Overthinking comes in two forms. First is ruminating about the past and second worrying about the future. Overthinking also involves dwelling on how bad you feel or felt during life experiences. Finally, the worst aspect for me is constantly thinking about all the things you have no control over.
These are simple statements that explain a complicated problem that I and many others have.
A few years back in August 2019, I wrote about being an over thinker. You can read that post here. For me, little has changed in that aspect. I still over think, worry and as pointed out in that post, if I don’t get an answer to a question I ask, I make up one. I need answers to ‘finish’ things in my mind. To solve the puzzle that my brain is dealing with at that moment.
I found online the list below that describes over thinkers. Everyone has done some are these once, but an over thinker repeats these questions/statements below over and over.

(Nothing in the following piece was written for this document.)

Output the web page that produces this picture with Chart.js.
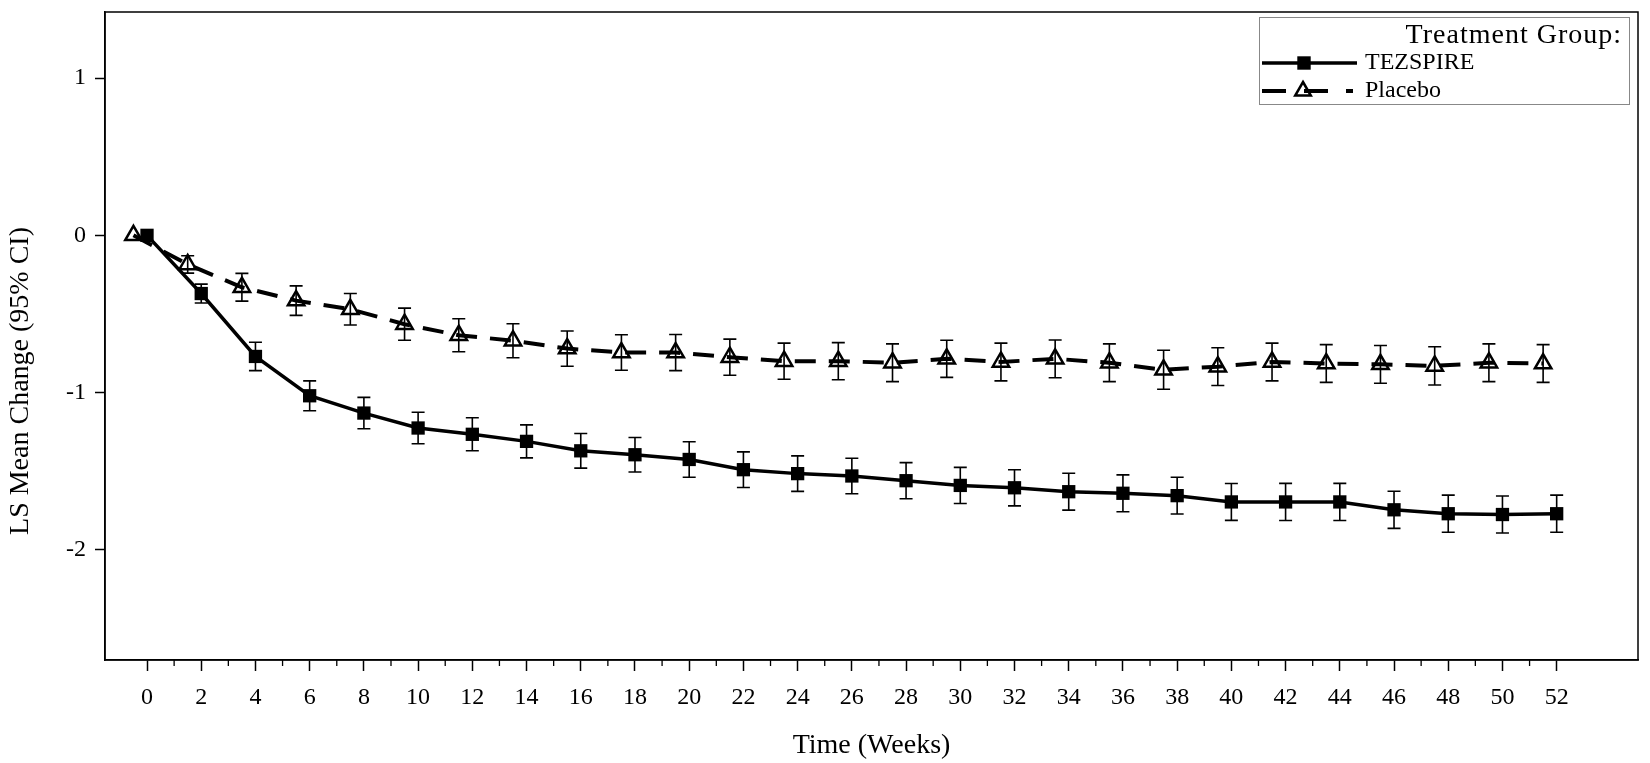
<!DOCTYPE html>
<html>
<head>
<meta charset="utf-8">
<script src="https://cdn.jsdelivr.net/npm/chart.js@4.4.0/dist/chart.umd.min.js"></script>
<style>
  html, body { margin: 0; padding: 0; background: #fff; }
  #wrap { width: 1650px; height: 763px; }
</style>
</head>
<body>
<div id="wrap"><canvas id="lsmean" width="1650" height="763"></canvas></div>
<script>
// visit weeks (both arms measured at the same weeks)
const weeks = [0, 2, 4, 6, 8, 10, 12, 14, 16, 18, 20, 22, 24, 26, 28, 30, 32, 34, 36, 38, 40, 42, 44, 46, 48, 50, 52];

// LS mean change and half width of the 95% CI
const tezMean = [0, -0.37, -0.77, -1.02, -1.13, -1.225, -1.265, -1.31, -1.37, -1.395, -1.425, -1.49, -1.515, -1.53,
                 -1.56, -1.59, -1.605, -1.63, -1.64, -1.655, -1.695, -1.695, -1.695, -1.745, -1.77, -1.775, -1.77];
const tezCI = [0, 0.06, 0.09, 0.095, 0.10, 0.10, 0.105, 0.105, 0.11, 0.11, 0.113, 0.113, 0.113, 0.113,
               0.115, 0.115, 0.115, 0.117, 0.117, 0.117, 0.117, 0.118, 0.118, 0.118, 0.118, 0.118, 0.118];
const pboMean = [0, -0.185, -0.33, -0.415, -0.47, -0.565, -0.635, -0.67, -0.72, -0.745, -0.745, -0.775, -0.80, -0.80,
                 -0.81, -0.785, -0.805, -0.785, -0.81, -0.855, -0.835, -0.805, -0.815, -0.82, -0.83, -0.81, -0.815];
const pboCI = [0, 0.055, 0.088, 0.094, 0.10, 0.102, 0.105, 0.108, 0.112, 0.113, 0.115, 0.115, 0.115, 0.118,
               0.12, 0.118, 0.12, 0.12, 0.12, 0.124, 0.12, 0.12, 0.12, 0.12, 0.122, 0.12, 0.12];

const xTicks = [0, 2, 4, 6, 8, 10, 12, 14, 16, 18, 20, 22, 24, 26, 28, 30, 32, 34, 36, 38, 40, 42, 44, 46, 48, 50, 52];
const xMinorTicks = [1, 3, 5, 7, 9, 11, 13, 15, 17, 19, 21, 23, 25, 27, 29, 31, 33, 35, 37, 39, 41, 43, 45, 47, 49, 51];
const yTicks = [1, 0, -1, -2];

const seriesNames = ['TEZSPIRE', 'Placebo'];
const legendTitle = 'Treatment Group:';
const xTitle = 'Time (Weeks)';
const yTitle = 'LS Mean Change (95% CI)';

const serif = '"Liberation Serif", "Times New Roman", serif';
const pboShift = -0.5;   // placebo is drawn half a week early so the bars don't collide

const errorBars = {
    id: 'errorBars',
    afterDatasetsDraw(chart) {
        const ctx = chart.ctx;
        const ys = chart.scales.y;
        chart.data.datasets.forEach((ds, d) => {
            const meta = chart.getDatasetMeta(d);
            ctx.save();
            ctx.strokeStyle = '#000';
            ctx.lineWidth = 1.6;
            meta.data.forEach((pt, i) => {
                const hw = ds.ci[i];
                if (!hw) return;
                const v = ds.data[i].y;
                const top = ys.getPixelForValue(v + hw);
                const bot = ys.getPixelForValue(v - hw);
                ctx.beginPath();
                ctx.moveTo(pt.x, top); ctx.lineTo(pt.x, bot);
                ctx.moveTo(pt.x - 6.5, top); ctx.lineTo(pt.x + 6.5, top);
                ctx.moveTo(pt.x - 6.5, bot); ctx.lineTo(pt.x + 6.5, bot);
                ctx.stroke();
            });
            ctx.restore();
        });
    }
};

const frameAndExtras = {
    id: 'frameAndExtras',
    afterDraw(chart) {
        const ctx = chart.ctx;
        const a = chart.chartArea;
        const xs = chart.scales.x;
        ctx.save();
        ctx.strokeStyle = '#000';
        ctx.lineWidth = 1.5;
        ctx.strokeRect(a.left, a.top, a.right - a.left, a.bottom - a.top);

        // minor ticks on odd weeks
        ctx.lineWidth = 1.3;
        ctx.beginPath();
        xMinorTicks.forEach(w => {
            const px = xs.getPixelForValue(w);
            ctx.moveTo(px, a.bottom);
            ctx.lineTo(px, a.bottom + 6);
        });
        ctx.stroke();

        // y axis title
        ctx.fillStyle = '#000';
        ctx.font = '28px ' + serif;
        ctx.textAlign = 'center';
        ctx.textBaseline = 'middle';
        ctx.translate(21, 381);
        ctx.rotate(-Math.PI / 2);
        ctx.fillText(yTitle, 0, 0);
        ctx.restore();

        // legend
        ctx.save();
        ctx.strokeStyle = '#888';
        ctx.lineWidth = 1;
        ctx.strokeRect(1259.5, 17.5, 370, 87);
        ctx.fillStyle = '#000';
        ctx.textBaseline = 'middle';
        ctx.textAlign = 'right';
        ctx.font = '28px ' + serif;
        ctx.letterSpacing = '1px';
        ctx.fillText(legendTitle, 1622, 36);
        ctx.letterSpacing = '0px';
        ctx.textAlign = 'left';
        ctx.font = '24px ' + serif;
        ctx.fillText(seriesNames[0], 1365, 63);
        ctx.fillText(seriesNames[1], 1365, 91);

        ctx.strokeStyle = '#000';
        ctx.lineWidth = 3.5;
        ctx.beginPath(); ctx.moveTo(1262, 63); ctx.lineTo(1357, 63); ctx.stroke();
        ctx.fillRect(1304 - 6.7, 63 - 6.7, 13.4, 13.4);

        ctx.lineWidth = 4;
        ctx.setLineDash([24, 18]);
        ctx.beginPath(); ctx.moveTo(1262, 91); ctx.lineTo(1353, 91); ctx.stroke();
        ctx.setLineDash([]);
        ctx.lineWidth = 2.5;
        ctx.beginPath();
        ctx.moveTo(1303, 91 - 9);
        ctx.lineTo(1303 + 7.8, 91 + 4.5);
        ctx.lineTo(1303 - 7.8, 91 + 4.5);
        ctx.closePath();
        ctx.stroke();
        ctx.restore();
    }
};

new Chart(document.getElementById('lsmean'), {
    type: 'line',
    data: {
        datasets: [{
            label: seriesNames[0],
            data: weeks.map((w, i) => ({ x: w, y: tezMean[i] })),
            ci: tezCI,
            borderColor: '#000',
            borderWidth: 3.5,
            pointStyle: 'rect',
            pointRadius: 9.4,
            pointBackgroundColor: '#000',
            pointBorderColor: '#000',
            pointBorderWidth: 0,
            tension: 0
        }, {
            label: seriesNames[1],
            data: weeks.map((w, i) => ({ x: w + pboShift, y: pboMean[i] })),
            ci: pboCI,
            borderColor: '#000',
            borderWidth: 4,
            borderDash: [21, 13],
            pointStyle: 'triangle',
            pointRadius: 9.5,
            pointBackgroundColor: 'rgba(0,0,0,0)',
            pointBorderColor: '#000',
            pointBorderWidth: 2.5,
            tension: 0
        }]
    },
    options: {
        responsive: false,
        devicePixelRatio: 1,
        animation: false,
        layout: { padding: { top: 6, right: 1, left: 0, bottom: 0 } },
        plugins: {
            legend: { display: false },
            tooltip: { enabled: false }
        },
        scales: {
            x: {
                type: 'linear',
                min: -1.55,
                max: 55.0,
                afterBuildTicks: axis => { axis.ticks = xTicks.map(v => ({ value: v })); },
                afterFit: scale => {
                    scale.height = 103;
                    scale.paddingLeft = 0;
                    scale.paddingRight = 0;
                },
                ticks: {
                    autoSkip: false,
                    maxRotation: 0,
                    padding: 12,
                    color: '#000',
                    font: { family: serif, size: 24 }
                },
                grid: { drawOnChartArea: false, color: '#000', tickLength: 11, tickWidth: 1.5 },
                border: { color: '#000', width: 1.5 },
                title: {
                    display: true,
                    text: xTitle,
                    color: '#000',
                    font: { family: serif, size: 28 },
                    padding: { top: 0, bottom: 1 }
                }
            },
            y: {
                min: -2.7,
                max: 1.42,
                afterBuildTicks: axis => { axis.ticks = yTicks.map(v => ({ value: v })); },
                afterFit: scale => {
                    scale.width = 105;
                    scale.paddingTop = 0;
                    scale.paddingBottom = 0;
                },
                ticks: {
                    padding: 9,
                    color: '#000',
                    font: { family: serif, size: 24 }
                },
                grid: { drawOnChartArea: false, color: '#000', tickLength: 10, tickWidth: 1.5 },
                border: { color: '#000', width: 1.5 }
            }
        }
    },
    plugins: [errorBars, frameAndExtras]
});
</script>
</body>
</html>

For me personally #2, #4 and #9 are my closest companions.
Here are 10 signs that you’re an over thinker:
- I relive embarrassing moments in my head repeatedly.

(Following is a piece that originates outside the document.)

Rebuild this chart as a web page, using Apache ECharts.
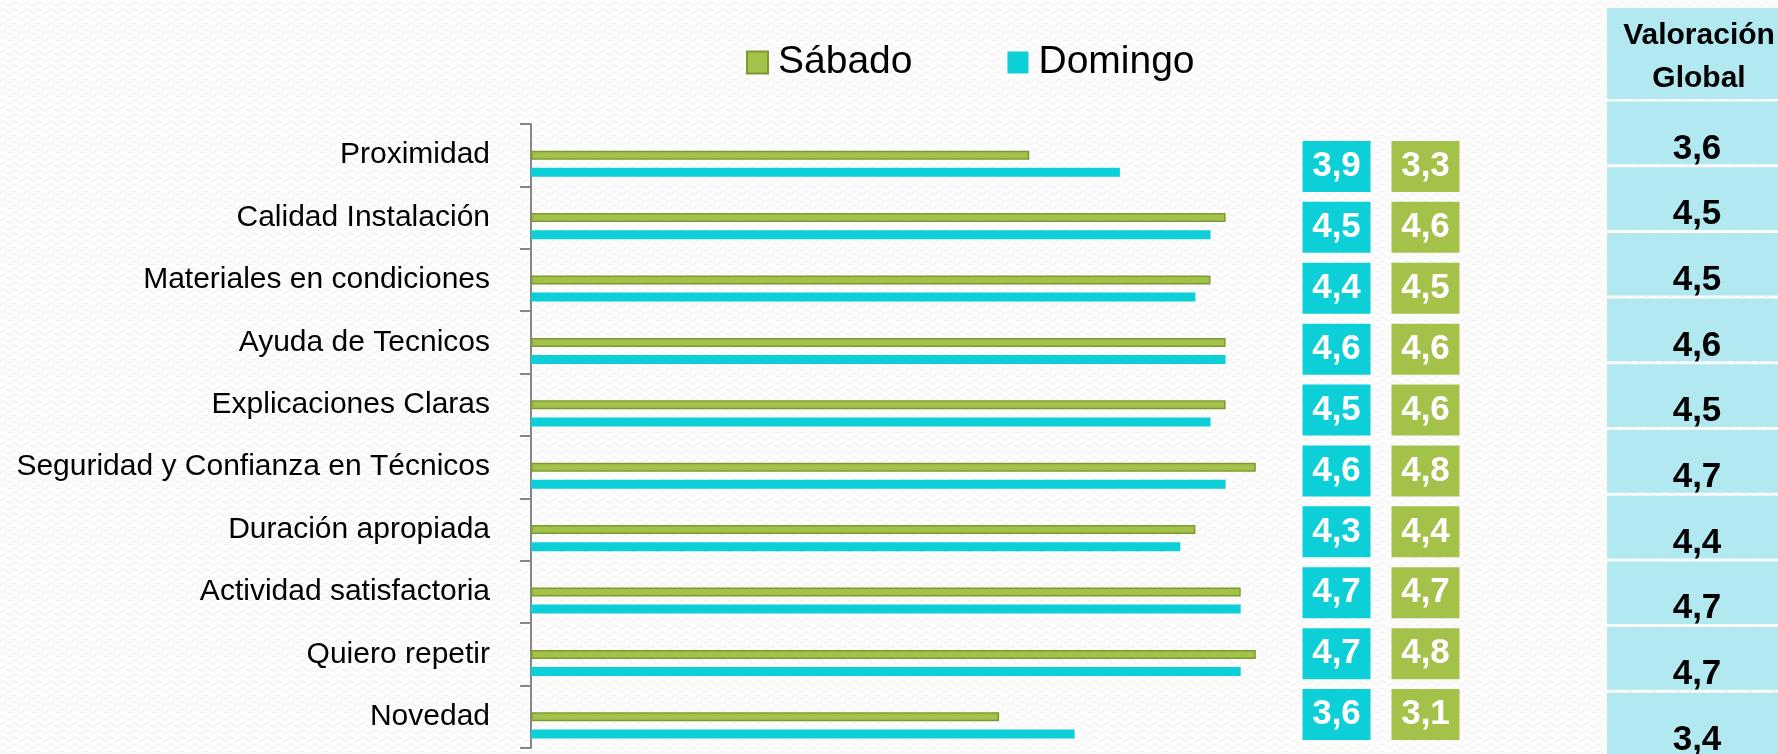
<!DOCTYPE html>
<html>
<head>
<meta charset="utf-8">
<title>Valoración</title>
<script src="https://cdn.jsdelivr.net/npm/echarts@6/dist/echarts.min.js"></script>
<style>
  html, body { margin: 0; padding: 0; background: #fcfcfc; }
  #main { width: 1778px; height: 754px; }
</style>
</head>
<body>
<div id="main"></div>
<script>
// datos
const categorias = [
  "Proximidad",
  "Calidad Instalación",
  "Materiales en condiciones",
  "Ayuda de Tecnicos",
  "Explicaciones Claras",
  "Seguridad y Confianza en Técnicos",
  "Duración apropiada",
  "Actividad satisfactoria",
  "Quiero repetir",
  "Novedad"
];
const sabado = [3.3, 4.6, 4.5, 4.6, 4.6, 4.8, 4.4, 4.7, 4.8, 3.1];
const domingo = [3.9, 4.5, 4.4, 4.6, 4.5, 4.6, 4.3, 4.7, 4.7, 3.6];
const valoracionGlobal = [3.6, 4.5, 4.5, 4.6, 4.5, 4.7, 4.4, 4.7, 4.7, 3.4];
const columnasEtiqueta = ["Domingo", "Sábado"];

const VERDE = "#a4c14a";
const CIAN = "#0dcfd8";
const FONT = "'Liberation Sans', Arial, sans-serif";

function coma(v) {
  return v.toFixed(1).replace(".", ",");
}

// fondo con textura ondulada suave
function patron() {
  const c = document.createElement("canvas");
  c.width = 12;
  c.height = 7;
  const ctx = c.getContext("2d");
  ctx.fillStyle = "#fdfdfd";
  ctx.fillRect(0, 0, 12, 7);
  ctx.strokeStyle = "#efefef";
  ctx.lineWidth = 1;
  ctx.beginPath();
  ctx.moveTo(0, 4);
  ctx.quadraticCurveTo(3, 0, 6, 4);
  ctx.quadraticCurveTo(9, 8, 12, 4);
  ctx.stroke();
  return c;
}

let myChart = echarts.init(document.getElementById("main"));

myChart.setOption({
  backgroundColor: { image: patron(), repeat: "repeat" },
  animation: false,
  legend: {
    data: ["Sábado", "Domingo"],
    icon: "rect",
    left: 741,
    top: 38,
    itemWidth: 21,
    itemHeight: 22,
    itemGap: 95,
    textStyle: {
      fontSize: 39,
      color: "#000",
      fontFamily: FONT,
      padding: [0, 0, 0, 5],
    },
  },
  grid: [
    // barras
    { left: 531, width: 755, top: 124, height: 624, outerBoundsMode: "none" },
    // cajas con valores
    { left: 1292, width: 178, top: 136, height: 609, outerBoundsMode: "none" },
    // tabla valoracion global
    { left: 1607, right: 0, top: 100, height: 657, outerBoundsMode: "none" },
  ],
  xAxis: [
    { gridIndex: 0, type: "value", min: 0, max: 5, show: false },
    { gridIndex: 1, type: "category", data: columnasEtiqueta, show: false },
    { gridIndex: 2, type: "value", min: 0, max: 1, show: false },
  ],
  yAxis: [
    {
      gridIndex: 0,
      type: "category",
      data: categorias,
      inverse: true,
      axisLine: { show: true, lineStyle: { color: "#868686", width: 2 } },
      axisTick: { show: true, length: 11, lineStyle: { color: "#868686", width: 2 } },
      axisLabel: {
        fontSize: 30,
        color: "#000",
        margin: 41,
        fontFamily: FONT,
        padding: [14, 0, 0, 0],
      },
    },
    { gridIndex: 1, type: "category", data: categorias, inverse: true, show: false },
    { gridIndex: 2, type: "category", data: categorias, inverse: true, show: false },
  ],
  series: [
    {
      name: "Global",
      type: "bar",
      data: valoracionGlobal,
      barWidth: 9,
      barGap: "90%",
      silent: true,
      itemStyle: { color: "rgba(0,0,0,0)" },
    },
    {
      name: "Sábado",
      type: "bar",
      data: sabado,
      barWidth: 9,
      barGap: "90%",
      itemStyle: { color: VERDE, borderColor: "#7c9a30", borderWidth: 1.5 },
    },
    {
      name: "Domingo",
      type: "bar",
      data: domingo,
      barWidth: 9,
      barGap: "90%",
      itemStyle: { color: CIAN },
    },
    {
      name: "etiqueta domingo",
      type: "scatter",
      xAxisIndex: 1,
      yAxisIndex: 1,
      symbol: "rect",
      symbolSize: [68, 51],
      itemStyle: { color: CIAN, opacity: 1 },
      data: categorias.map((c, i) => ["Domingo", c, domingo[i]]),
      label: {
        show: true,
        position: "inside",
        color: "#fff",
        fontSize: 35,
        fontWeight: "bold",
        fontFamily: FONT,
        formatter: (p) => coma(p.value[2]),
      },
    },
    {
      name: "etiqueta sabado",
      type: "scatter",
      xAxisIndex: 1,
      yAxisIndex: 1,
      symbol: "rect",
      symbolSize: [68, 51],
      itemStyle: { color: VERDE, opacity: 1 },
      data: categorias.map((c, i) => ["Sábado", c, sabado[i]]),
      label: {
        show: true,
        position: "inside",
        color: "#fff",
        fontSize: 35,
        fontWeight: "bold",
        fontFamily: FONT,
        formatter: (p) => coma(p.value[2]),
      },
    },
    {
      name: "tabla global",
      type: "custom",
      xAxisIndex: 2,
      yAxisIndex: 2,
      data: categorias.map((c, i) => [c, valoracionGlobal[i]]),
      encode: { y: 0 },
      renderItem: function (params, api) {
        const pt = api.coord([0, api.value(0)]);
        const band = api.size([0, 1])[1];
        const cs = params.coordSys;
        return {
          type: "group",
          children: [
            {
              type: "rect",
              shape: { x: cs.x, y: pt[1] - band / 2 + 1.5, width: cs.width, height: band - 3 },
              style: { fill: "#b2e9f1" },
            },
            {
              type: "text",
              style: {
                text: coma(api.value(1)),
                x: cs.x + 90,
                y: pt[1] + 16,
                align: "center",
                verticalAlign: "middle",
                fontSize: 35,
                fontWeight: "bold",
                fontFamily: FONT,
                fill: "#000",
              },
            },
          ],
        };
      },
    },
  ],
  graphic: [
    {
      type: "rect",
      left: 1607,
      top: 8,
      shape: { width: 171, height: 91 },
      style: { fill: "#b2e9f1" },
    },
    {
      type: "text",
      x: 1699,
      y: 57,
      style: {
        text: "Valoración\nGlobal",
        align: "center",
        verticalAlign: "middle",
        fontSize: 30,
        lineHeight: 43,
        fontWeight: "bold",
        fontFamily: FONT,
        fill: "#000",
      },
    },
  ],
});
</script>
</body>
</html>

- I have trouble sleeping because it feels like my brain won’t shut off.
- I ask myself a lot of “what if…” questions.
- I spend a lot of time thinking about the hidden meaning of things people say or events that happen.
- I rehash conversations I had with people in my mind and think about all the things I wished I had or hadn’t said.

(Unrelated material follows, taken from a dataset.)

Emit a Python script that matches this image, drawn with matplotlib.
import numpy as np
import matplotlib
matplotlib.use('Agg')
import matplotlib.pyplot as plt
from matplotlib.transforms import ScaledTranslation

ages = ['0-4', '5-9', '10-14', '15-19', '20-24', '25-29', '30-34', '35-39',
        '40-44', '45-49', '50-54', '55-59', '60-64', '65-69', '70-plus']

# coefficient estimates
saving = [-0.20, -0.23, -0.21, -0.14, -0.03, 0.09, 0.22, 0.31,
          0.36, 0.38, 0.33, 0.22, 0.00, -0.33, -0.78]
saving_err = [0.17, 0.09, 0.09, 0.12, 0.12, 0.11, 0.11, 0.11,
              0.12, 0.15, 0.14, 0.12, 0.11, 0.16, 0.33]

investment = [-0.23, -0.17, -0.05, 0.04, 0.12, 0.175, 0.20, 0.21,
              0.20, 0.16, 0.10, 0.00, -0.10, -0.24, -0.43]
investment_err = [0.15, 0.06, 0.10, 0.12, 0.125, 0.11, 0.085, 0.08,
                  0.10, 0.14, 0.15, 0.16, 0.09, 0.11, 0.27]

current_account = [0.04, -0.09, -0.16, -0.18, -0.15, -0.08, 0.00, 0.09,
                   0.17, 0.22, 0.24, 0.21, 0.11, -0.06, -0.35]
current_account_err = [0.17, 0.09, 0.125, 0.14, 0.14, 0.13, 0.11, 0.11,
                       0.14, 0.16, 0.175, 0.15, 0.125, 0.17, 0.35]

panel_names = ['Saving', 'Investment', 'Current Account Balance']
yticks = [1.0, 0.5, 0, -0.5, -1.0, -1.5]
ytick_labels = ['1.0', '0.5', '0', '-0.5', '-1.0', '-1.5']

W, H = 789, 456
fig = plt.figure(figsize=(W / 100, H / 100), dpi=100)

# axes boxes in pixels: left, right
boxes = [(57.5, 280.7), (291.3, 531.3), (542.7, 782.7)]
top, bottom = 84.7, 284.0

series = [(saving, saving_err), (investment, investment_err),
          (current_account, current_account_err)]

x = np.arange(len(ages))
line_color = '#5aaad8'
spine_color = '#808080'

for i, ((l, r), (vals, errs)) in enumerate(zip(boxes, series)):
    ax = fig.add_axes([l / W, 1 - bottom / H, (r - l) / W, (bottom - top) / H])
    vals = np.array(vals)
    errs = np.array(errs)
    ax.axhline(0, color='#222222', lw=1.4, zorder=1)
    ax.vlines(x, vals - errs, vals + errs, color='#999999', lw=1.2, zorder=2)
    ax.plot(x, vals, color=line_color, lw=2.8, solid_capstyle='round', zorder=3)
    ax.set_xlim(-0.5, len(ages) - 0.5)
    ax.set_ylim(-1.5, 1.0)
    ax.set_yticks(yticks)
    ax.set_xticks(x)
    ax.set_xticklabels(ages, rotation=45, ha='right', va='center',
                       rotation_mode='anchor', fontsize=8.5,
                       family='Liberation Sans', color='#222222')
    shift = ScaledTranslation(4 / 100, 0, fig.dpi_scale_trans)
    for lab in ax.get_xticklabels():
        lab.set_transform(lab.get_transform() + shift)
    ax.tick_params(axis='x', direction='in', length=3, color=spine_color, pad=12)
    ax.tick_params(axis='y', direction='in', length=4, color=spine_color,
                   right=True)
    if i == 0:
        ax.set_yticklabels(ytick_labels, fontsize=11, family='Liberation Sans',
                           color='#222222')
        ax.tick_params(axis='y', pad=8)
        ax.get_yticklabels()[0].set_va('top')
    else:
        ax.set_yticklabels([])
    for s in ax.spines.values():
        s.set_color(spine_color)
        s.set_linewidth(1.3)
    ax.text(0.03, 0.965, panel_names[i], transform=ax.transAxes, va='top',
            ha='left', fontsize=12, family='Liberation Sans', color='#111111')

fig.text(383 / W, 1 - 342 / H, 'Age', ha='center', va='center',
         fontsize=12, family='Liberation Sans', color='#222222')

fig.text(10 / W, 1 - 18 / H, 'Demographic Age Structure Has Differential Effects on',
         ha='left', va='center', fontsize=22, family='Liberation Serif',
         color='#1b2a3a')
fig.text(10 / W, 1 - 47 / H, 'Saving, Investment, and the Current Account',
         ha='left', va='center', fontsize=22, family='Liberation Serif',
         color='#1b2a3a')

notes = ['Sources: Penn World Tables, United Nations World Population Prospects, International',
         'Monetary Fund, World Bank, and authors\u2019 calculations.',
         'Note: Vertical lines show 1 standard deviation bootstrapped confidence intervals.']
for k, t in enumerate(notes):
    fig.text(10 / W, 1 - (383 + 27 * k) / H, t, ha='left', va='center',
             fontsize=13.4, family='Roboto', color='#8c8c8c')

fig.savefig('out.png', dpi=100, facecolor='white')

- I constantly relive my mistakes.
- When someone says or acts in a way I don’t like, I keep replaying it in my mind.
- Sometimes I’m not aware of what’s going on around me because I’m dwelling on things that happened in the past or worrying about things that might happen in the future.
- I spend a lot of time worrying about things I have no control over.
- I can’t get my mind off my worries.
At my age, I know this is something I will never overcome. I can try to tame constant noise between my ears, but I know my brain will never be silenced. I will try to take action as often as I can, I will try to slow my thoughts down, I will try to not make assumptions, but ultimately sometimes the worst place I can be is inside my head.